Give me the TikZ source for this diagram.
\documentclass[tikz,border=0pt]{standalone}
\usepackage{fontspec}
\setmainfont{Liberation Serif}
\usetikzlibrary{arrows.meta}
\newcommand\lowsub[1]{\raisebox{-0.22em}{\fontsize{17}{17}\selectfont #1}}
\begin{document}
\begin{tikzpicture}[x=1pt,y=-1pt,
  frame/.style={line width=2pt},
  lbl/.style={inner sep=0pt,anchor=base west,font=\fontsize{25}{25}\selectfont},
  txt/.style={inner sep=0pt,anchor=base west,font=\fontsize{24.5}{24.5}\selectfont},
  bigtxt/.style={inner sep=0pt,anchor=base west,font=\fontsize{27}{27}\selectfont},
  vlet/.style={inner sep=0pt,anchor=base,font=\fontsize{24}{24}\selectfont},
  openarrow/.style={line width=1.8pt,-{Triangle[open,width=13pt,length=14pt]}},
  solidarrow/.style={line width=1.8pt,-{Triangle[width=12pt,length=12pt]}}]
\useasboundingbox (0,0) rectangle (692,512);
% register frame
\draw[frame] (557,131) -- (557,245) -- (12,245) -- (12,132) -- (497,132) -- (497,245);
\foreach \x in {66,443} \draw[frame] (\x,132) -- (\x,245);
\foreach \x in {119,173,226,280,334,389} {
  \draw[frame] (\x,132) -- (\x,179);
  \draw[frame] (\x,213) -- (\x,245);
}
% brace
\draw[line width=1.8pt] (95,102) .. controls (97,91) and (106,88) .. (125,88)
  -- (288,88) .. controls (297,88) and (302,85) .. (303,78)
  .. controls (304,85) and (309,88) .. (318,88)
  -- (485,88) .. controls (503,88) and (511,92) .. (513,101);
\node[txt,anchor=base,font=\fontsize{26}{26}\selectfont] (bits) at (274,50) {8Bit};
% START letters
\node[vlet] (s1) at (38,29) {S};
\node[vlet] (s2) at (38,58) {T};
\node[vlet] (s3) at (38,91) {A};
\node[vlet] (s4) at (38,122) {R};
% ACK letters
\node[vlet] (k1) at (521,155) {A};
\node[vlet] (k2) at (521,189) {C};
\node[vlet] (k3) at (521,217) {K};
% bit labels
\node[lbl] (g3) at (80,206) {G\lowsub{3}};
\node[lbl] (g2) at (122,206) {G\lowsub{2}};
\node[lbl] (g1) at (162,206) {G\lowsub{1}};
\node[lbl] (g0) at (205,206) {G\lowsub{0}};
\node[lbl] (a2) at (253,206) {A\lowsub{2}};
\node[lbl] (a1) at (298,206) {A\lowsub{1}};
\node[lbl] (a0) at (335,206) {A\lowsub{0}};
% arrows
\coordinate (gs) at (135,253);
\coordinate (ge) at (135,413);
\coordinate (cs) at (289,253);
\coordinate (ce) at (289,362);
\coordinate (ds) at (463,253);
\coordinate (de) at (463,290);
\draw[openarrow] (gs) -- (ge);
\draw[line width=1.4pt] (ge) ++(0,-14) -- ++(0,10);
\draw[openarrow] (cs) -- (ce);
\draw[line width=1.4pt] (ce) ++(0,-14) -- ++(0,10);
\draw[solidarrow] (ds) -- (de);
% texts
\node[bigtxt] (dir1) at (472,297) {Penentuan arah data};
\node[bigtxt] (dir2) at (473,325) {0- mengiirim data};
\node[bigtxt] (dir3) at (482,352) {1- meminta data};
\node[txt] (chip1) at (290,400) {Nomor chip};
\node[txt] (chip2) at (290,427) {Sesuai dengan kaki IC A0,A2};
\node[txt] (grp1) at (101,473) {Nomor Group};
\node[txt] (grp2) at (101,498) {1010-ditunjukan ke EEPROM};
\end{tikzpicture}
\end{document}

* * * *

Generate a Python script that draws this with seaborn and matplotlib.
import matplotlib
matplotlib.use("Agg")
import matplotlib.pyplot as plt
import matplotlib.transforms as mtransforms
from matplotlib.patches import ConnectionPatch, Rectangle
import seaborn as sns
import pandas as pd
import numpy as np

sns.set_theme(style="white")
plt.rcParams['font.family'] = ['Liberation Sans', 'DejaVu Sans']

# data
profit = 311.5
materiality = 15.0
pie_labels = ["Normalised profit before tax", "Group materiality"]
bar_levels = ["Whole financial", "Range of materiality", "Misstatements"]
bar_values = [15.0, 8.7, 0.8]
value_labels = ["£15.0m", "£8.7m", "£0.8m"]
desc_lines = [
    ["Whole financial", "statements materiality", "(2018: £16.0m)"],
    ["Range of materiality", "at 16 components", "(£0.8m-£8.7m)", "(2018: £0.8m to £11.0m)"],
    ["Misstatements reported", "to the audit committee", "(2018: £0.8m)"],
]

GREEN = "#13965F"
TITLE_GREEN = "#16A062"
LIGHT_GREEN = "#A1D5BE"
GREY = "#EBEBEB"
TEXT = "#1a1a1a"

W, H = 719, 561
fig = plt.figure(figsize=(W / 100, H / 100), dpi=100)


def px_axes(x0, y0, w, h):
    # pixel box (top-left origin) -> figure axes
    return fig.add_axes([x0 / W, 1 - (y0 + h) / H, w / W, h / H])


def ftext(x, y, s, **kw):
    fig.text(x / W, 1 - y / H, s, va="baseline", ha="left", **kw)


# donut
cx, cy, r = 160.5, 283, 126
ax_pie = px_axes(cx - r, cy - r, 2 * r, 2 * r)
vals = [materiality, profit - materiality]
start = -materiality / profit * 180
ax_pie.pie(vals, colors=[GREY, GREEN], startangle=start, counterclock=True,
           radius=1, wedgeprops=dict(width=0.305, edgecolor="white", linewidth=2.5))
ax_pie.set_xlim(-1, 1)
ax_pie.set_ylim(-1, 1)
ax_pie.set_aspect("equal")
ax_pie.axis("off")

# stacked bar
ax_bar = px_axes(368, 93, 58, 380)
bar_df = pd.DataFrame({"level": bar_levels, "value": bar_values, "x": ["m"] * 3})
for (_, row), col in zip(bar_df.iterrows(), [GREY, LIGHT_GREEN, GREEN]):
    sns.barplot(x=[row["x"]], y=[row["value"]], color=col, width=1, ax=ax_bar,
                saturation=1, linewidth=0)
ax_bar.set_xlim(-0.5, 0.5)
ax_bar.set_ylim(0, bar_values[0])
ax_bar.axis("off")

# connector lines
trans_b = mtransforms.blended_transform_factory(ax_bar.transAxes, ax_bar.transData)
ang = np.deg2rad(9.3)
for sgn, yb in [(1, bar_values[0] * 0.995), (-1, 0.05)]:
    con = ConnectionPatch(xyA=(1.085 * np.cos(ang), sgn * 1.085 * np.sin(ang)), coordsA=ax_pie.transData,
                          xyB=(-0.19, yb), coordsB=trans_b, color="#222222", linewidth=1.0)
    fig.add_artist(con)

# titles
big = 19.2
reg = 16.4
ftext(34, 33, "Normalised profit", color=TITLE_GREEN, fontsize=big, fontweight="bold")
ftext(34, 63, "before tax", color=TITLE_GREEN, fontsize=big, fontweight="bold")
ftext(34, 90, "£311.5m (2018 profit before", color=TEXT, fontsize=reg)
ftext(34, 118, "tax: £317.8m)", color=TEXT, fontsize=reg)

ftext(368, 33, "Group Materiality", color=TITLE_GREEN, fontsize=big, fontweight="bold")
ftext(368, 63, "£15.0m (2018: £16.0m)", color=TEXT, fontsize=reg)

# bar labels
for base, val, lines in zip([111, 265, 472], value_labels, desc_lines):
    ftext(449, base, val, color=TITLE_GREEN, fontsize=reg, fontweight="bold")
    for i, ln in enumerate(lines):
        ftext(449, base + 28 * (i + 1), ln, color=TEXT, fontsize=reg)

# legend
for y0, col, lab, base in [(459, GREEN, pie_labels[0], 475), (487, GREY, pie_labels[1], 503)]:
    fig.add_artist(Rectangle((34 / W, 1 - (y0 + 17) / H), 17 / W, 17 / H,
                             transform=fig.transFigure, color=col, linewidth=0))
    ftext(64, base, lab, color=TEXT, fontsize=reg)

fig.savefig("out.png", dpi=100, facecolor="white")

* * * *

TASK DESCRIPTION:
Identify the lines that hold the word "this". Copy every one of them.

ANSWER BELOW:
Give me the TikZ source for this diagram.
Generate a Python script that draws this with seaborn and matplotlib.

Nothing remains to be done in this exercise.